Furthermore, and as I have argued before, efforts to curb irregular migration through Niger might actually be at odds with the longer-term goals of development and stability there. The EU has managed to convince the Nigerien government to pursue certain policies in exchange for aid and assistance, but this does not change the fact that what is taking place in Niger is a policy intervention driven by outside imperatives. As with any intervention, there are going to be negative consequences, both anticipated and unforeseen, which is why actually addressing the drivers of migration in source countries is the only viable solution to managing migration from Africa to Europe.

The EU is in fact coupling its short-term measures with long term projects such as development aid in “source” countries in sub-Saharan Africa in order to address some of the underlying drivers of migration. Yet studies by economists and migration experts indicate that net migration from these countries is likely to increase as they transition from low to middle income. It is only until these countries reach a certain level of economic development that migration rates level off and decline.
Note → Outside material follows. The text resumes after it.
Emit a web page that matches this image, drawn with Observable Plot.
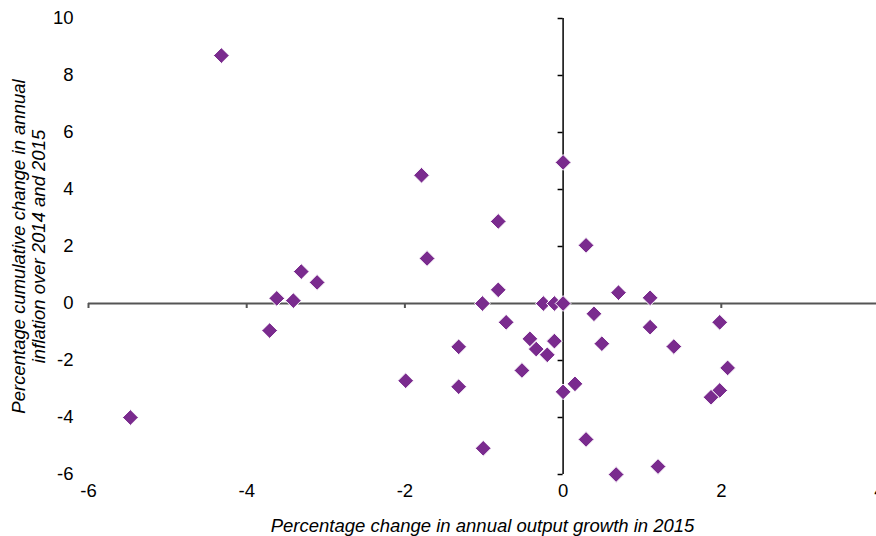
<!DOCTYPE html>
<html><head><meta charset="utf-8">
<script src="https://cdn.jsdelivr.net/npm/d3@7"></script>
<script src="https://cdn.jsdelivr.net/npm/@observablehq/plot@0.6"></script>
<style>
body{margin:0;background:#fff}
#chart{width:876px;height:536px;overflow:hidden}
#chart svg{overflow:hidden}
</style>
</head><body><div id="chart"></div>
<script>
// Percentage change in annual output growth in 2015
const outputGrowth = [-4.32,-5.47,-3.71,-3.62,-3.41,-3.31,-3.11,-1.79,-1.72,-0.82,-0.82,-1.02,-0.25,-0.11,0.0,0.0,-0.72,-1.32,-1.99,-1.32,-1.01,-0.42,-0.34,-0.20,-0.11,-0.52,0.0,0.15,0.29,0.70,1.10,0.39,1.98,1.10,0.49,1.40,2.08,1.98,1.87,0.29,0.67,1.20];
// Percentage cumulative change in annual inflation over 2014 and 2015
const inflation = [8.70,-4.00,-0.95,0.18,0.10,1.12,0.74,4.50,1.58,2.88,0.48,0.0,0.0,0.0,0.0,4.95,-0.66,-1.52,-2.71,-2.92,-5.08,-1.24,-1.60,-1.80,-1.32,-2.35,-3.10,-2.82,2.04,0.38,0.20,-0.36,-0.66,-0.83,-1.41,-1.51,-2.26,-3.05,-3.29,-4.77,-6.00,-5.72];
const xTicks = [-6,-4,-2,0,2,4];
const yTicks = [-6,-4,-2,0,2,4,6,8,10];
const xLabel = "Percentage change in annual output growth in 2015";
const yLabel = "Percentage cumulative change in annual\ninflation over 2014 and 2015";

const points = outputGrowth.map((x, i) => ({x, y: inflation[i]}));
const fmt = d => String(d);

const chart = Plot.plot({
  width: 876, height: 536,
  marginLeft: 88, marginRight: 0, marginTop: 18, marginBottom: 62,
  style: {fontFamily: "'Liberation Sans', Arial, sans-serif", fontSize: "18.5px", color: "#000", background: "#fff", overflow: "hidden"},
  x: {domain: [-6, 4], range: [88, 879]},
  y: {domain: [-6, 10]},
  marks: [
    Plot.axisX(xTicks, {anchor: "bottom", tickSize: 0, tickPadding: 9, label: null, fill: "#000", fontSize: 18.5, tickFormat: fmt}),
    Plot.axisY(yTicks, {anchor: "left", tickSize: 0, tickPadding: 15, label: null, fill: "#000", fontSize: 18.5, tickFormat: fmt}),
    Plot.ruleY([0], {stroke: "#555", strokeWidth: 2}),
    Plot.ruleX(xTicks.filter(d => d !== 0), {x: d => d, y1: 0, y2: 0, insetBottom: -5, stroke: "#555", strokeWidth: 2}),
    Plot.ruleX([0], {x: d => d, y1: -6, y2: 10, stroke: "#000", strokeWidth: 1.5}),
    Plot.ruleY(yTicks, {y: d => d, x1: 0, x2: 0, insetLeft: -5, stroke: "#000", strokeWidth: 1.5}),
    Plot.dot(points, {x: "x", y: "y", symbol: "diamond2", r: 7.1, fill: "#7a2b8e", stroke: "#fff", strokeWidth: 1, fillOpacity: 1}),
    Plot.text([yLabel], {text: d => d, frameAnchor: "left", dx: -60, rotate: -90, textAnchor: "middle", lineAnchor: "middle", lineHeight: 1.08, fontStyle: "italic", fontSize: 18.5, fill: "#000"}),
    Plot.text([xLabel], {text: d => d, frameAnchor: "bottom", dy: 57, textAnchor: "middle", lineAnchor: "bottom", fontStyle: "italic", fontSize: 18.5, fill: "#000"})
  ]
});
document.getElementById("chart").appendChild(chart);
</script>
</body></html>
Since many of the issues outlined above are well-known to European policymakers, it is worth asking to what extent the powers that be in Brussels and Rome are even looking for sustainable, humane ways to manage irregular migration. According to Raineri, the goal behind Italy’s most recent tactics is not solve the migration crisis, but to reduce flows until upcoming elections.

“There is a clear case that the Ministry of Interior is going to use all possible means to prevent migrants from coming into Italy until the elections,” explained Raineri. “The ruling [Democratic Party’s] party is losing consensus on this issue. They are embarrassed by this,” Raineri continued. “They have a center-left agenda, and the promotion of human rights is theoretically part of the Democratic Party’s mandate, but the polls tell them this is a losing issue.”
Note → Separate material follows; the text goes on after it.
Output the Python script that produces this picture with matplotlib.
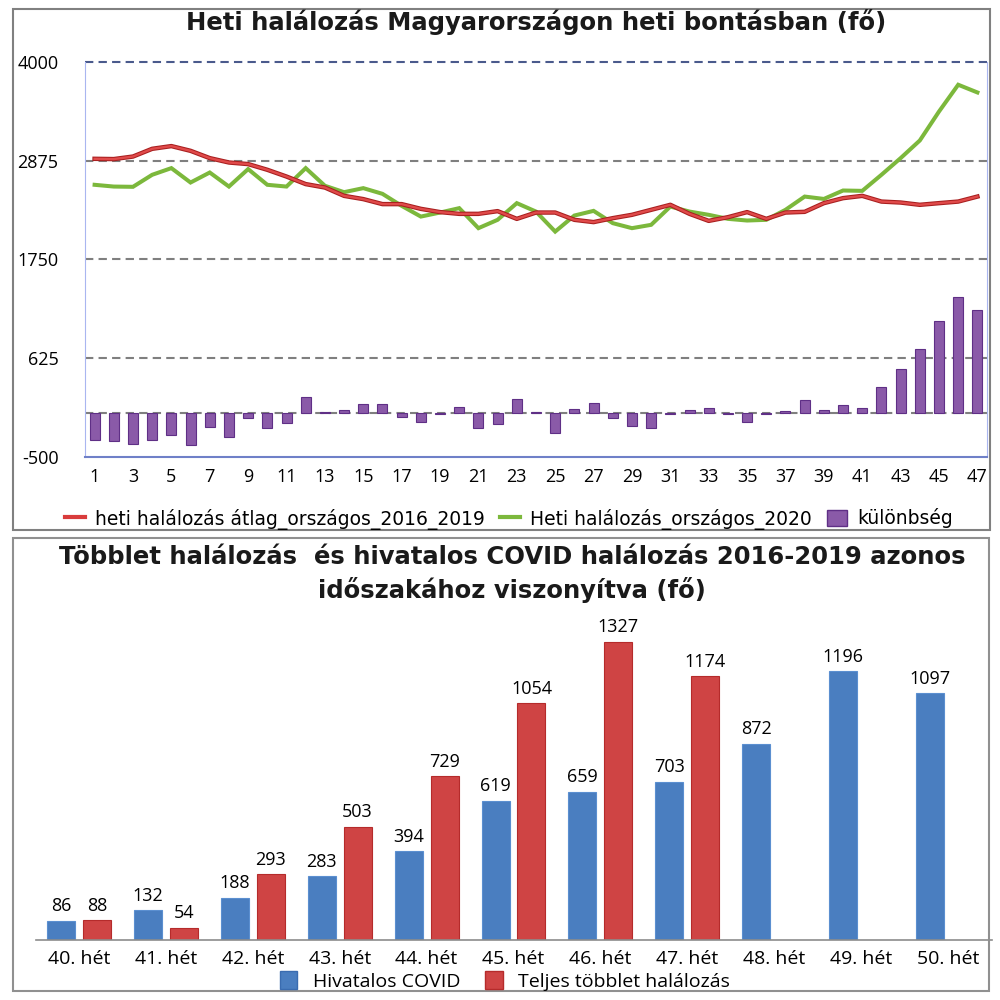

Put another way, Italy’s current approach toward irregular migration in Libya is, first and foremost, about domestic electoral considerations. Italy is hardly unique on this front.

Having covered what Europeans have come to call the “migrant crisis” for the last three years, I’ve lost track of how many times a policymaker has told me, in private and always with a sheepish look on his or her face, that they have to pursue problematic short term policies in order ensure that anti-immigrant parties do not takeover.

The logic, I’m always told, is that things will be much worse for migrants and refugees if someone else is in charge. It is a compelling argument up to a certain point, and European countries certainly have a right to control who enters their territory, but they also have obligations under international law. Perhaps we should dispense of the notion that Europe is trying to manage irregular migration in a sustainable and humane way.

The most sustainable approach to managing irregular migration from Africa to Europe would require opening and increasing legal channels for migration to Europe, in exchange for greater cooperation from African governments in facilitating returns of those who migrate illegally. Such an approach would by no means be a panacea, but it would allow African governments to continue to benefit from the remittances from Europe on which entire communities rely, accelerate economic development in Africa, while reducing demand for smuggler services. Doing so would require European leaders to convince voters that part of the solution to the current “crisis” is accepting tens of thousands of economic migrants from Africa through legal channels, which given the current trajectory of European politics, is an argument few European leaders are willing to make.

As a result, Europe is stuck with short term proposals that are unlikely to yield meaningful results in the medium term, and may even prove counterproductive in the long term.

You can call the current approach good politics. Just don’t call it good policy.